Dayton Daily News

Ohio vets: VA medical changes not enough

- By Marty Schladen

Officials with COLUMBUS — the U.S. Department of Veterans Affairs have been working to increase staff and cut wait times for medical care, but at a hearing Tuesday, the agency’s customers didn’t sound completely satisfied.

Sen. Sherrod Brown, D-Ohio, came to Columbus to conduct a field hearing of the Senate Committee on Veterans Affairs at the Columbus Metropolit­an Library. Other members of the committee weren’t present, but U.S. Rep. Joyce Beatty, D-Columbus, attended.

As a new generation of combat vets has come home in recent years, the VA has struggled to fill 45,000 vacant positions in the agency, most of them health-care jobs. Nationally, about 300,000 vets are still waiting about a month for an appointmen­t in the health-care system.

Brown on Tuesday blamed the Trump administra­tion for failing to quickly hire senior personnel who can work to cut the vacancies.

“I don’t know why the administra­tion doesn’t scale up,” he said. “There’s just no excuse for not scaling up.”

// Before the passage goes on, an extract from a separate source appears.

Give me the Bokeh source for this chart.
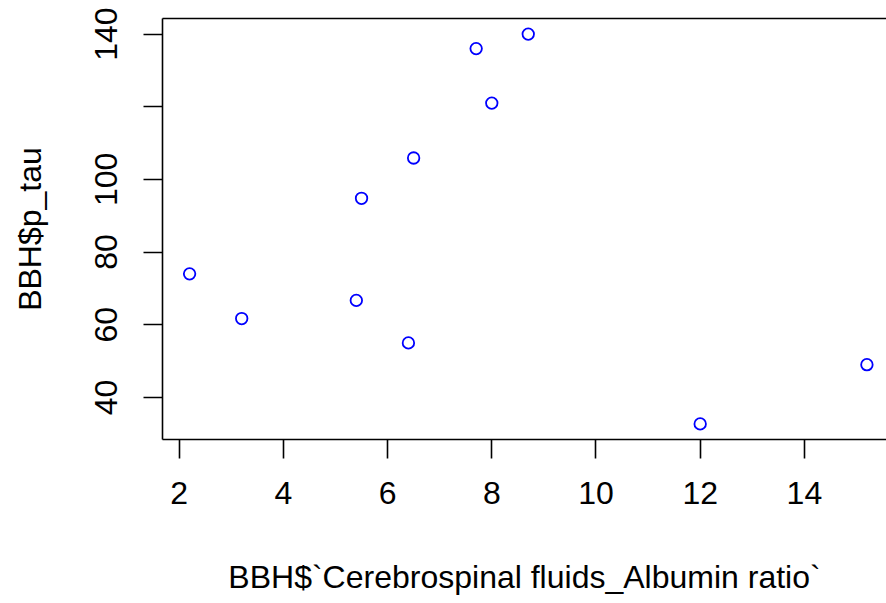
from bokeh.plotting import figure
from bokeh.models import LinearAxis, FixedTicker, Range1d
from bokeh.embed import file_html
from bokeh.resources import INLINE

# data
albumin_ratio = [2.2, 3.2, 5.4, 5.5, 6.4, 6.5, 7.7, 8.0, 8.7, 12.0, 15.2]
p_tau = [74, 61.7, 66.7, 94.8, 55, 105.9, 136, 121, 140, 32.7, 49]
x_ticks = [2, 4, 6, 8, 10, 12, 14]
y_ticks = [40, 60, 80, 100, 120, 140]
y_tick_labels = {40: "40", 60: "60", 80: "80", 100: "100", 120: "", 140: "140"}
x_label = "BBH$`Cerebrospinal fluids_Albumin ratio`"
y_label = "BBH$p_tau"

FONT = "Liberation Sans"
FS = "32px"

ymin, ymax = min(p_tau), max(p_tau)
ypad = 0.04 * (ymax - ymin)
xmin, xmax = min(albumin_ratio), max(albumin_ratio)
xpad = 0.04 * (xmax - xmin)

p = figure(width=886, height=603, output_backend="svg", toolbar_location=None,
           x_range=Range1d(xmin - xpad, 15.576), y_range=Range1d(ymin - ypad, ymax + ypad),
           min_border_left=162, min_border_right=0, min_border_top=18, min_border_bottom=164,
           x_axis_label=x_label, y_axis_label=y_label)
p.outline_line_color = None
p.grid.visible = False
p.background_fill_color = "white"
p.border_fill_color = "white"

p.xaxis.ticker = FixedTicker(ticks=x_ticks)
p.yaxis.ticker = FixedTicker(ticks=y_ticks)
p.yaxis.major_label_overrides = {k: v for k, v in y_tick_labels.items()}
p.yaxis.major_label_orientation = "vertical"

for ax in (p.xaxis, p.yaxis):
    ax.major_tick_out = 19
    ax.major_tick_in = 0
    ax.minor_tick_out = 0
    ax.minor_tick_in = 0
    ax.axis_line_color = "black"
    ax.axis_line_width = 1.6
    ax.major_tick_line_color = "black"
    ax.major_tick_line_width = 1.6
    ax.major_label_text_font = FONT
    ax.major_label_text_font_size = FS
    ax.major_label_text_color = "black"
    ax.axis_label_text_font = FONT
    ax.axis_label_text_font_size = FS
    ax.axis_label_text_font_style = "normal"
    ax.axis_label_text_color = "black"

p.xaxis.major_label_standoff = 23
p.yaxis.major_label_standoff = 26
p.xaxis.axis_label_standoff = 52
p.yaxis.axis_label_standoff = 45

top = LinearAxis(ticker=FixedTicker(ticks=[]), axis_line_color="black", axis_line_width=1.6,
                 major_tick_out=0, major_tick_in=0, minor_tick_out=0, minor_tick_in=0)
p.add_layout(top, "above")

p.scatter(albumin_ratio, p_tau, marker="circle", size=11.5, fill_color=None,
          line_color="#0000ff", line_width=1.8)

open("out.html", "w").write(file_html(p, INLINE))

However, there has been progress in Ohio and neighborin­g states over the past year, said Robert P. McDivitt, director of the VA Integrated Service Network for Ohio, Indiana and Michigan.

He said the agency has added 383 workers in Ohio this year. Now, average waits for appointmen­ts are two to three weeks for new patients and one week for existing clients, McDivitt said.

With 850,000 veterans, Ohio has the sixth-largest population in the U.S. When asked if the VA in Ohio still has large numbers of vacancies, McDivitt said, “we’re doing pretty well.”

That impression wasn’t shared by some of the veterans at the hearing. James Powers, an Army infantry vet who lives in Massillon, described his struggles after 12 years of service.

“The majority of the injuries I sustained in my military career, they’re not even visible,” he said.

Suffering post-traumatic stress disorder, Powers abused alcohol and drugs and in 2014 attempted suicide, he said. During that time, he experience­d long waits at the VA, his wife had difficulty getting training to care for him and the VA incorrectl­y billed them $11,000 for an alleged overpaymen­t.

Another vet said she opted out of the system because she has the choice. “I personally try to avoid the VA system at all costs,” said Melissa Twine, an Air Force vet from Batavia, a small community east of Cincinnati.

She left the Air Force in 1998. Her husband, an Air Force captain, was killed in 2002. Through her survivor benefits, Twine said she uses private insurance offered by TRICARE, the health program run by the Pentagon.

The VA this month floated the idea of merging its health system with the Pentagon’s, but veterans’ groups have objected forcefully, saying that could lead the way to privatizin­g the VA.

Brown is adamantly against anything that could be considered privatizin­g the VA, saying the idea is being pushed by ideologues in Congress and the White House.

“I think that’s simply wrong,” he said.